Les décisions unilatérales, comme l'octroi de contrats de pêche, semblent aller à l'encontre de la volonté de renforcer la capacité d'action des communautés. Mais c'est une question où s'oppose aussi la technologie traditionnelle et la technologie " moderne ". Le gouvernement de l'État du Rajasthan a longtemps été sceptique sur la sécurité de ces simples barrages de boue, comme dans la région de Lava Ka Bas, où un barrage en boue a été construit pour irriguer plus de dix villages avoisinants. Le responsable de l'irrigation a délivré un ordre de démolition malgré les protestations du TBS et des villageois assurant que les pierres et la boue qui bordaient le barrage étaient suffisamment solides pour retenir l'eau.

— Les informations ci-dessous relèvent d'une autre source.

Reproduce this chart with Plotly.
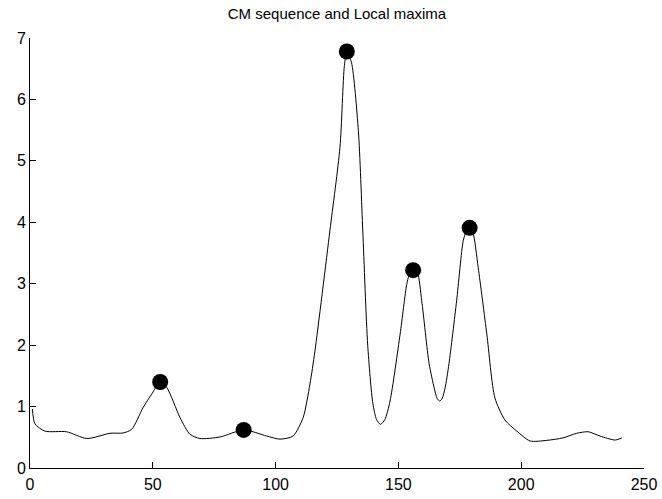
import plotly.graph_objects as go

# CM sequence
cm_x = [1, 2, 6.1, 14.9, 23.1, 32.6, 37.9, 41.4, 46, 49.5, 53, 55.7, 61.1, 65.1, 69.2, 77.4,
        87, 96.4, 101.8, 107.1, 111.2, 114, 116, 122.1, 126.2, 128, 129, 130.9, 133.7, 135.5,
        137.5, 139.6, 141.1, 142.7, 144.5, 146.6, 150.7, 153.4, 154.7, 156, 157.7, 159.5, 162.5,
        164.6, 165.8, 166.8, 167.8, 169, 170.6, 173.7, 176.4, 177.7,
        179, 180.3, 182.5, 186, 189.3, 193.4, 198.2, 203.6, 210.4, 217, 222.6, 227.3, 232.1, 238.3, 241]
cm_y = [0.96, 0.72, 0.6, 0.59, 0.48, 0.565, 0.57, 0.63, 0.98, 1.2, 1.40, 1.31, 0.82, 0.55, 0.48, 0.505,
        0.62, 0.52, 0.47, 0.52, 0.82, 1.37, 1.9, 3.86, 5.22, 6.55, 6.78, 6.6, 5.49, 3.86,
        2.0, 1.05, 0.79, 0.71, 0.79, 1.09, 2.18, 2.99, 3.18, 3.22, 3.18, 2.72, 1.7,
        1.3, 1.13, 1.09, 1.13, 1.3, 1.7, 2.72, 3.7, 3.86,
        3.91, 3.84, 3.26, 2.18, 1.14, 0.78, 0.6, 0.44, 0.45, 0.49, 0.565, 0.59, 0.52, 0.455, 0.49]

# Local maxima
max_x = [53, 87, 129, 156, 179]
max_y = [1.40, 0.62, 6.78, 3.22, 3.91]

x_ticks = [0, 50, 100, 150, 200, 250]
y_ticks = [0, 1, 2, 3, 4, 5, 6, 7]

fig = go.Figure()
fig.add_trace(go.Scatter(x=cm_x, y=cm_y, mode="lines",
                         line=dict(color="black", width=1, shape="spline", smoothing=0.7),
                         showlegend=False, hoverinfo="skip"))
fig.add_trace(go.Scatter(x=max_x, y=max_y, mode="markers",
                         marker=dict(color="black", size=16, line=dict(width=0)),
                         showlegend=False))

fig.update_layout(
    width=662, height=499,
    margin=dict(l=30, r=18, t=38, b=31),
    paper_bgcolor="white", plot_bgcolor="white",
    font=dict(family="Liberation Sans, Arial, sans-serif", size=16, color="black"),
    title=dict(text="CM sequence and Local maxima", x=337/662, xanchor="center",
               y=1 - 14/499, yanchor="middle", font=dict(size=15, color="black")),
    xaxis=dict(range=[0, 250], tickvals=x_ticks, ticks="inside", ticklen=6, tickcolor="black",
               showline=True, linecolor="black", linewidth=1, showgrid=False, zeroline=False,
               mirror=False, tickfont=dict(size=16), ticklabelstandoff=2, automargin=False),
    yaxis=dict(range=[0, 7], tickvals=y_ticks, ticks="inside", ticklen=6, tickcolor="black",
               showline=True, linecolor="black", linewidth=1, showgrid=False, zeroline=False,
               mirror=False, tickfont=dict(size=16), automargin=False),
)

fig.write_html("out.html")
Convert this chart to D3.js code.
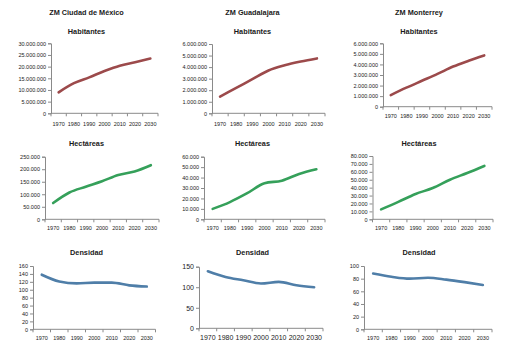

Kallu et Dharma, deux villageois de la région, s'expliquent : " Les villageois en sont persuadés même si les ingénieurs gouvernementaux ne le sont pas. Ceux-ci pensent que nous sommes ignorants mais ce n'est pas vrai, nous avons toujours travaillé avec la boue et nous savons comment l'utiliser. " Finalement, un comité indépendant, composé d'ingénieurs, de bureaucrates et de scientifiques, a été créé pour établir un rapport de sécurité et il conclu que le barrage en boue ne présentait aucun risque.

Les villageois avait gagné cette bataille !
Mais l'opposition entre le savoir traditionnel et l'expertise des personnes et la technologie de l'État demeure. Selon les membres du TBS, 4 000 barrages fixes déversants ont été construits au cours des vingt dernières années, ce qui s'est avéré fiable à la fois structurellement et financièrement pour leurs communautés — ceci à un moment où les Indiens, comme le reste du monde, débattent des mérites des grands barrages ! À part les coûts humains — le déplacement de milliers de personnes et la submersion de grandes parcelles de forêts — les coûts moyens des grands barrages sont beaucoup plus élevés que ceux des petits barrages fixes déversants localisés, qui s'élèvent à un peu plus de 6 000 dollars, et plus respectueux de l'environnement.

Il y a trois ans, réalisant le potentiel de travail accompli par le TBS, le Programme des Nations Unies pour le développement a financé les activités de l'organisation, les étendant ainsi aux autres régions du Rajasthan et au-delà. Il est ironique de constater que les fonds du PNUD sont remis au même gouvernement fédéral qui avait initialement découragé les villageois, mais qui peut désormais prévenir les problèmes comme ceux rencontrés à Hamirpur et à Lava Ka Bas.